Monday, January 26, 2009

Overheard: Misogyny edition

Amanda Marcotte:
Anti-choicers like to defend themselves against the charge of misogyny by saying they simply believe that life begins at conception. What they fail to understand is that “life begins at conception” is a misogynist statement. It’s the erasure of a woman’s role in making new people, and a claim that the only effort that counts is the effort a man put into ejaculating.
Her arguments have become so pathetic that recognizing a scientific fact is now considered misogyny. I wonder how embryologists would respond to being called misogynists because they recognize that science not pro-choice politics teaches when life begins.

Amanda seems to have this weird view that "women make people." It’s not that she thinks women’s bodies play a vital role in providing nutrition and a safe environment for nascent human beings who are guiding their own development. Instead she seems to think that pregnant women are in the midst of a 9-month process where they transform an entity which isn’t alive into a baby. It’s completely unscientific but it’s what she (and other abortion advocates) rely on since they can’t accept what the science of embryology has taught us about unborn human beings. When people say “life begins at conception,” they’re not claiming women don’t do anything to help in the development of the unborn, they just recognize that a woman’s body isn’t magically converting lifeless tissue into a human being.

Candace Chellew-Hodge:
The scientific battle over whether life begins at conception or at birth continues unabated, but the viability of the fetus outside of the womb seems to win when all is said and done.

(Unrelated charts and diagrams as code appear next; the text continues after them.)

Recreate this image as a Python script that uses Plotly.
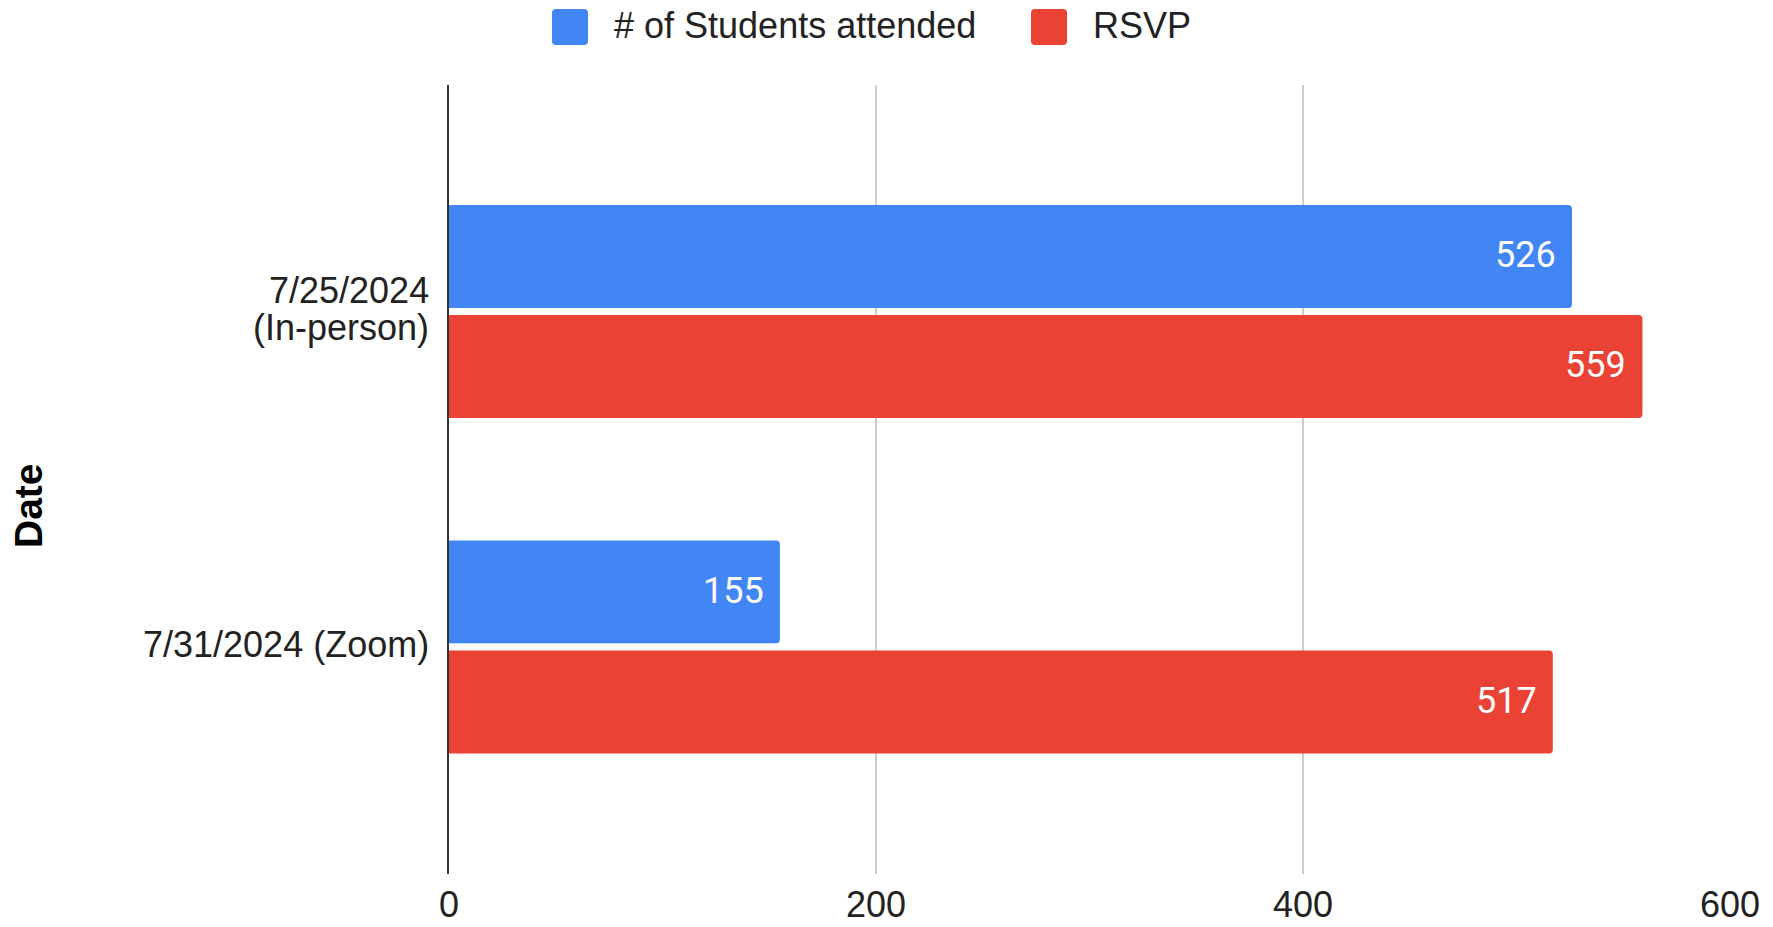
import plotly.graph_objects as go

# Event attendance data
dates = ["7/25/2024<br>(In-person)", "7/31/2024 (Zoom)"]
attended = [526, 155]
rsvp = [559, 517]
series_names = ["# of Students attended", "RSVP"]
x_ticks = [0, 200, 400, 600]

BLUE = "#4285F4"
RED = "#EA4335"
TEXT = "#222222"
W, H = 1773, 927
ML, MR, MT, MB = 449, 43, 85, 53
PW, PH = W - ML - MR, H - MT - MB


def px_x(x):
    return (x - ML) / PW


def px_y(y):
    return (H - MB - y) / PH


fig = go.Figure()
fig.add_trace(go.Bar(
    y=dates, x=attended, orientation="h", name=series_names[0],
    marker=dict(color=BLUE, cornerradius=4, line=dict(width=0)),
    width=0.307, offset=-0.3175, hoverinfo="skip",
))
fig.add_trace(go.Bar(
    y=dates, x=rsvp, orientation="h", name=series_names[1],
    marker=dict(color=RED, cornerradius=4, line=dict(width=0)),
    width=0.307, offset=0.0105, hoverinfo="skip",
))

annotations = []
# value labels inside the bar ends
for vals, shift in ((attended, 56), (rsvp, -54)):
    for d, v in zip(dates, vals):
        annotations.append(dict(
            x=v, y=d, xref="x", yref="y", text=str(v), showarrow=False,
            xanchor="right", yanchor="middle", xshift=-14, yshift=shift,
            font=dict(family="Roboto", size=36, color="white"),
        ))

# category labels with tight line spacing
LINE_H = 37
for d in dates:
    lines = d.split("<br>")
    n = len(lines)
    for i, line in enumerate(lines):
        offset = ((n - 1) / 2 - i) * LINE_H
        annotations.append(dict(
            x=0, y=d, xref="paper", yref="y", text=line, showarrow=False,
            xanchor="right", yanchor="middle", xshift=-18, yshift=offset + 2,
            font=dict(family="Liberation Sans", size=36, color=TEXT),
        ))

# axis title
annotations.append(dict(
    x=px_x(29), y=px_y(506), xref="paper", yref="paper", text="<b>Date</b>",
    showarrow=False, textangle=-90, xanchor="center", yanchor="middle",
    font=dict(family="Liberation Sans", size=39, color="#000000"),
))

# legend drawn as swatches and labels
shapes = []
legend_items = [(series_names[0], BLUE, 552, 612), (series_names[1], RED, 1031, 1091)]
for name, color, bx, tx in legend_items:
    x0, x1, y0, y1, r = bx, bx + 36, 9, 45, 4
    path = (f"M {px_x(x0 + r)},{px_y(y0)} L {px_x(x1 - r)},{px_y(y0)} "
            f"Q {px_x(x1)},{px_y(y0)} {px_x(x1)},{px_y(y0 + r)} "
            f"L {px_x(x1)},{px_y(y1 - r)} Q {px_x(x1)},{px_y(y1)} {px_x(x1 - r)},{px_y(y1)} "
            f"L {px_x(x0 + r)},{px_y(y1)} Q {px_x(x0)},{px_y(y1)} {px_x(x0)},{px_y(y1 - r)} "
            f"L {px_x(x0)},{px_y(y0 + r)} Q {px_x(x0)},{px_y(y0)} {px_x(x0 + r)},{px_y(y0)} Z")
    shapes.append(dict(type="path", path=path, xref="paper", yref="paper",
                       fillcolor=color, line=dict(width=0)))
    annotations.append(dict(
        x=px_x(tx), y=px_y(25), xref="paper", yref="paper", text=name,
        showarrow=False, xanchor="left", yanchor="middle",
        font=dict(family="Liberation Sans", size=36, color=TEXT),
    ))

fig.update_layout(
    width=W, height=H, autosize=False,
    margin=dict(l=ML, r=MR, t=MT, b=MB, pad=0, autoexpand=False),
    paper_bgcolor="white", plot_bgcolor="white",
    showlegend=False,
    barmode="group",
    font=dict(family="Liberation Sans", size=36, color=TEXT),
    annotations=annotations, shapes=shapes,
    xaxis=dict(
        range=[0, 600], tickvals=x_ticks, ticktext=[str(t) for t in x_ticks],
        showgrid=True, gridcolor="#cccccc", gridwidth=2,
        zeroline=False, showline=False, ticks="", automargin=False,
        ticklabelstandoff=6, layer="below traces",
        tickfont=dict(family="Liberation Sans", size=36, color=TEXT),
    ),
    yaxis=dict(
        type="category", categoryorder="array", categoryarray=dates,
        range=[1.677, -0.675], automargin=False,
        showgrid=False, zeroline=False, showline=True,
        linecolor="#333333", linewidth=2, ticks="",
        showticklabels=False, layer="below traces",
    ),
)

fig.write_html("out.html")
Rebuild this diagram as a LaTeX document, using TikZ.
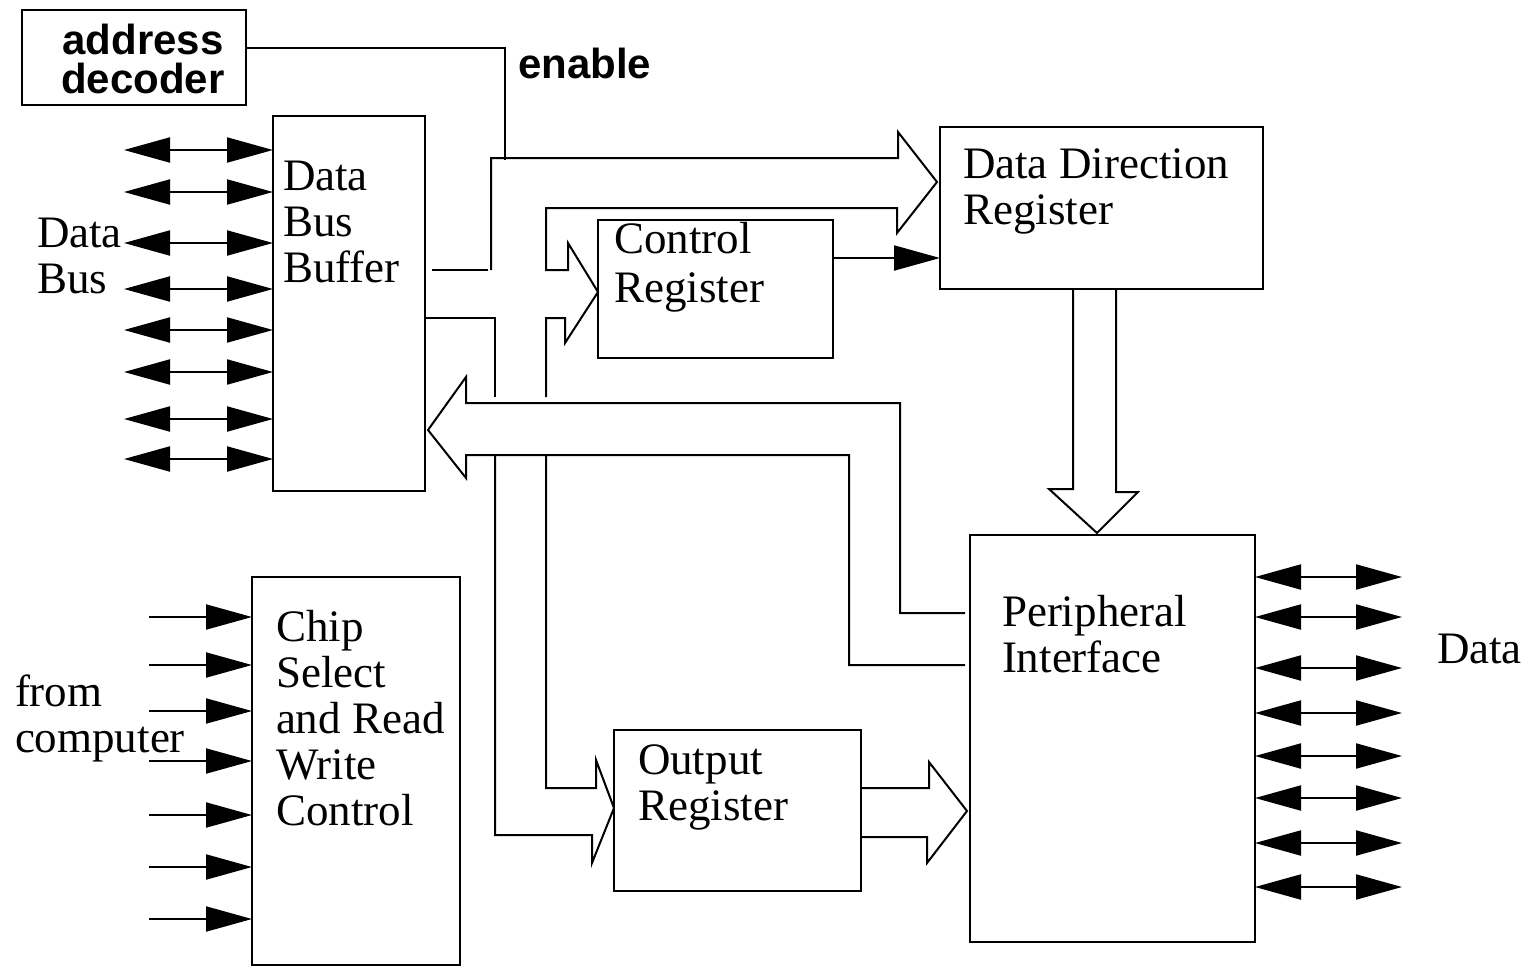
\documentclass[tikz,border=0pt]{standalone}
\usepackage{fontspec}
\setmainfont{Liberation Serif}
\setsansfont{Liberation Sans}
\usetikzlibrary{arrows.meta}
\begin{document}
\begin{tikzpicture}[x=1pt,y=-1pt,
  every node/.style={inner sep=0pt, outer sep=0pt},
  box/.style={draw, line width=2.4pt, anchor=north west},
  lbl/.style={anchor=base west, align=left, font=\fontsize{45}{46}\selectfont},
  slbl/.style={font=\sffamily\bfseries\fontsize{42}{39}\selectfont},
  wire/.style={line width=2pt, line join=miter},
  sig/.style={line width=2pt, -{Triangle[length=46pt,width=25pt]}},
  bidir/.style={line width=2pt, {Triangle[length=46pt,width=25pt]}-{Triangle[length=46pt,width=25pt]}}
]
\fill[white] (0,0) rectangle (1531,972);
\useasboundingbox (0,0) rectangle (1531,972);

% boxes
\node[box, minimum width=224pt, minimum height=95pt] (addr) at (22,10) {};
\node[box, minimum width=152pt, minimum height=375pt] (dbb) at (273,116) {};
\node[box, minimum width=235pt, minimum height=138pt] (ctrl) at (598,220) {};
\node[box, minimum width=323pt, minimum height=162pt] (ddr) at (940,127) {};
\node[box, minimum width=247pt, minimum height=161pt] (outr) at (614,730) {};
\node[box, minimum width=285pt, minimum height=407pt] (pi) at (970,535) {};
\node[box, minimum width=208pt, minimum height=388pt] (chip) at (252,577) {};

% texts (base anchor = baseline of the last line)
\node[slbl, anchor=base, align=center] (addrt) at (143,93) {address\\decoder};
\node[slbl, anchor=base west] (enable) at (518,78) {enable};
\node[lbl] (dbbt) at (283,282) {Data\\Bus\\Buffer};
\node[lbl] (busl) at (37,293) {Data\\Bus};
\node[lbl] (chipt) at (276,825) {Chip\\Select\\and Read\\Write\\Control};
\node[lbl] (fromt) at (15,752) {from\\computer};
\node[lbl] (ctrlt) at (614,302) {Control\\[3pt]Register};
\node[lbl] (outt) at (638,820) {Output\\Register};
\node[lbl] (ddrt) at (963,224) {Data Direction\\Register};
\node[lbl] (pit) at (1002,672) {Peripheral\\Interface};
\node[lbl] (datar) at (1437,663) {Data};

% enable line
\coordinate (en1) at (505,48);
\coordinate (en2) at (505,160);
\draw[wire] (addr.east |- en1) -- (en1) -- (en2);

% data bus arrows
\foreach \y in {150,192,243,289,330,372,419,459}{
  \coordinate (dl\y) at (124,\y);
  \draw[bidir] (dl\y) -- (dbb.west |- dl\y);
}
% peripheral data arrows
\foreach \y in {577,617,668,713,756,798,843,887}{
  \coordinate (pr\y) at (1402,\y);
  \draw[bidir] (pi.east |- pr\y) -- (pr\y);
}
% chip select inputs
\foreach \y in {617,665,711,761,815,867,919}{
  \coordinate (cs\y) at (149,\y);
  \draw[sig] (cs\y) -- (chip.west |- cs\y);
}
% control register to DDR
\coordinate (c2d) at (833,258);
\draw[sig] (c2d) -- (ddr.west |- c2d);

% fat bus DBB -> DDR and -> Control register
\draw[wire] (432,270) -- (488,270);
\draw[wire] (491,270) -- (491,158) -- (898,158) -- (898,132) -- (937,182)
  -- (897,233) -- (897,208) -- (546,208) -- (546,270) -- (568,270) -- (568,243)
  -- (598,292) -- (565,343) -- (565,318) -- (546,318) -- (546,397);
\draw[wire] (dbb.east |- 0,318) -- (495,318) -- (495,397);

% fat bus PI -> DBB
\draw[wire] (965,613) -- (900,613) -- (900,403) -- (466,403) -- (466,377)
  -- (428,430) -- (466,478) -- (466,455) -- (849,455) -- (849,665) -- (965,665);

% fat bus DBB -> Output register
\draw[wire] (495,455) -- (495,835) -- (592,835) -- (592,863) -- (614,808)
  -- (596,760) -- (596,788) -- (546,788) -- (546,455);

% fat bus Output register -> PI
\draw[wire] (861,788) -- (929,788) -- (929,762) -- (967,811) -- (927,863)
  -- (927,837) -- (861,837);

% fat bus DDR -> PI
\draw[wire] (1073,289) -- (1073,489) -- (1049,489) -- (1097,533) -- (1138,492)
  -- (1116,492) -- (1116,289);
\end{tikzpicture}
\end{document}
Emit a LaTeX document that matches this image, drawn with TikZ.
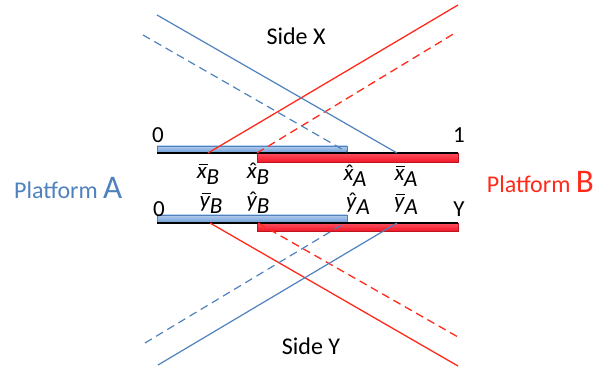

With such weak arguments against abortion, though loudly and constantly made by the religious right, there must certainly be a deeper reason for the veracity of the passion on the anti-abortion side. I believe the answer lies in misogyny.
The scientific battle? Do you mean those who favor legal abortion desperately trying to avoid the scientific facts? The viability of the fetus “seems to win” according to whom?

Since Chellew-Hodge never takes the time to actually look into the “scientific battle,” she can quickly assume prolifers hate women.

What’s truly odd is earlier Chellew-Hodge writes,
I am pro-life, however, in the fact that if it ever came down to brass tacks and I had to make a choice, I don't believe I could choose to abort. Even if I became pregnant because of a rape? I'm really not sure. It's certainly not the child's fault that they came into being through an act of violence.....

My only true conundrum would come if my life were in danger. I think, in that instance, I would terminate the pregnancy - but only after much anguish over the choice.
Why not have an abortion? And why such anguish if your life was in danger? If the unborn aren’t alive until viability then why couldn’t you have an abortion? If the unborn aren’t alive is “child” really the best term for them?

She ends by writing,
Let us continue to struggle together to meet both the needs and desires of the mother, as well as keep in mind what will be best for the new life that hangs in the balance.
New life? What I thought the "scientific battle" was still raging unabated

It must be so hard to be in favor of legal abortion and attempt to deny that the unborn are alive. Individuals like Chellew-Hodge can’t write a simple pro-Roe piece with contradicting themselves.